In simple terms, we use FEA as a tool to help us choose materials and optimize shapes to reduce cost and increase performance. Taking into account forces, pressures, accelerations, and temperatures, we can evaluate and improve assemblies before a single part is made.
Want to know if a part will break if you drop it off a three-story building? Curious to see if an assembly will bend if you stand on it? Need to know if a design will hold up to vibration, underwater depths, or extreme heat? With FEA, we can give you all those answers before you get something made. Saving you time and money, FEA makes trial-and-error and oversimplified analyses obsolete.

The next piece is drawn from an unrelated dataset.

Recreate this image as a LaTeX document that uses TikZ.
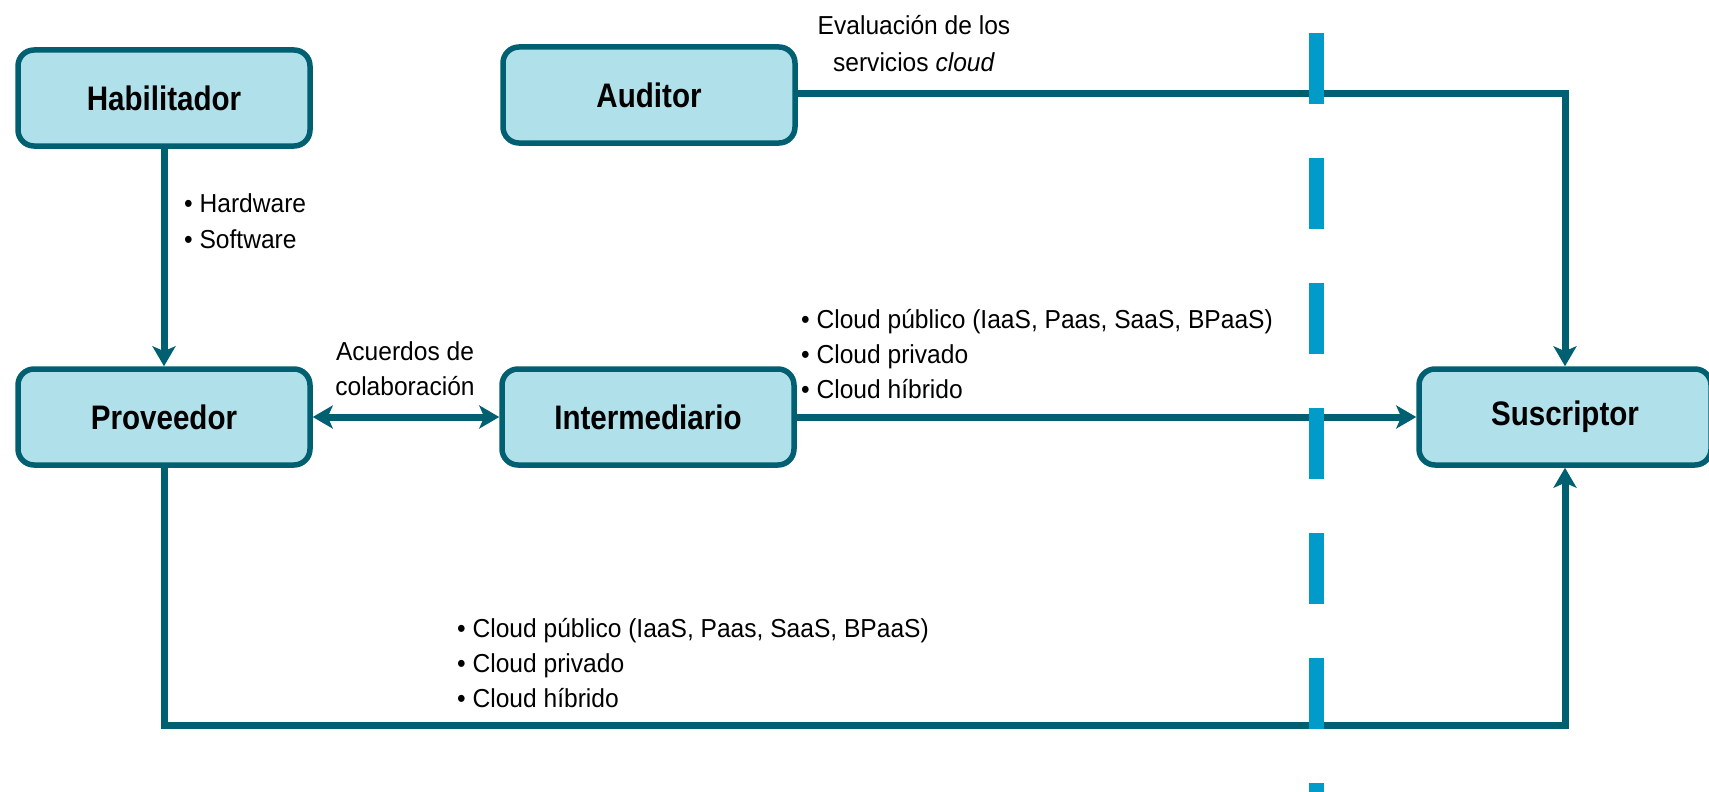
\documentclass[tikz,border=0pt]{standalone}
\usepackage{fontspec}
\setmainfont{Liberation Sans}
\newfontfamily\boxfnt[FakeStretch=0.87]{Liberation Sans}
\newfontfamily\labfnt[FakeStretch=0.945]{Liberation Sans}
\usetikzlibrary{arrows.meta}
\definecolor{boxfill}{RGB}{176,224,233}
\definecolor{lineteal}{RGB}{0,95,112}
\definecolor{dashblue}{RGB}{0,155,200}
\begin{document}
\begin{tikzpicture}[x=1pt,y=-1pt,
  ent/.style={draw=lineteal, fill=boxfill, line width=5.5pt, rounded corners=16pt,
    minimum width=292pt, minimum height=96pt, inner sep=0pt,
    font=\boxfnt\bfseries\fontsize{34}{40}\selectfont},
  conn/.style={draw=lineteal, line width=7pt},
  tipend/.style={-{Stealth[length=20pt,width=23pt,inset=5pt]}},
  tipboth/.style={{Stealth[length=20pt,width=23pt,inset=5pt]}-{Stealth[length=20pt,width=23pt,inset=5pt]}},
  lab/.style={inner sep=0pt, anchor=base west, font=\labfnt\fontsize{26}{31}\selectfont},
  labc/.style={inner sep=0pt, anchor=base, font=\labfnt\fontsize{26}{31}\selectfont},
  boundary/.style={draw=dashblue, line width=15pt, dash pattern=on 71pt off 54pt}
]
\useasboundingbox (0,0) rectangle (1709,792);

% boxes
\node[ent] (hab) at (164,98) {Habilitador};
\node[ent] (aud) at (649,95) {Auditor};
\node[ent] (prov) at (164,417) {Proveedor};
\node[ent] (inter) at (648,417) {Intermediario};
\node[ent] (sus) at (1565,417) {Suscriptor};

% helper coordinates
\coordinate (topc) at (1565,94);
\coordinate (botc) at (1565,725);

% connectors
\draw[conn,tipend] (hab) -- (prov);
\draw[conn,tipboth] (prov) -- (inter);
\draw[conn,tipend] (inter) -- (sus);
\draw[conn,tipend] (aud.east |- topc) -- (topc) -- (sus.north);
\draw[conn,tipend] (prov.south) |- (botc) -- (sus.south);

% boundary
\coordinate (bd1) at (1316,33);
\coordinate (bd2) at (1316,800);
\draw[boundary] (bd1) -- (bd2);

% labels
\node[labc] (ev1) at (914,35) {Evaluación de los};
\node[labc] (ev2) at (914,71) {servicios \textit{cloud}};

\node[labc] (ac1) at (405,360) {Acuerdos de};
\node[labc] (ac2) at (405,395) {colaboración};

\node[lab] (hw) at (184,212) {• Hardware};
\node[lab] (sw) at (184,248) {• Software};

\node[lab] (uc1) at (801,328) {• Cloud público (IaaS, Paas, SaaS, BPaaS)};
\node[lab] (uc2) at (801,363) {• Cloud privado};
\node[lab] (uc3) at (801,398) {• Cloud híbrido};

\node[lab] (lc1) at (457,637) {• Cloud público (IaaS, Paas, SaaS, BPaaS)};
\node[lab] (lc2) at (457,672) {• Cloud privado};
\node[lab] (lc3) at (457,707) {• Cloud híbrido};
\end{tikzpicture}
\end{document}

“Design for manufacturing” (DFM) is the process of tailoring components to minimize fabrication costs and maximize ease-of-assembly. The first step is ensuring that a component can be made using the selected manufacturing method. The next step is addressing concerns that are manufacturing technique dependent; stock sizes and feature shapes/dimensions are important considerations for CNC work, for example, while component size and fill density are important considerations for 3D printing.
Whether it’s minimizing cycle times and tooling costs or maximizing yields and material efficiency, DFM is necessary to reduce time and cost per unit, regardless of manufacturing method.
A mold flow analysis is an essential part of the DFM process for injection molding. In order to reduce tooling and production costs, a mold flow analysis takes into account the material and form of the final product to determine the ideal single or multi-cavity tooling setup. Everything from the size and location of sprues, runners, and gates to the pressure of the flow and the rate of cooling are considered to minimize cycle time and cost. Care at this stage is critical to saving money on every unit produced.
Absolutely! STEL employs materials engineers who specialize in material selection. Be it billet CNC work, sheet metal bending, injection molding, or additive methods, STEL can help you find the right material for every application and manufacturing process.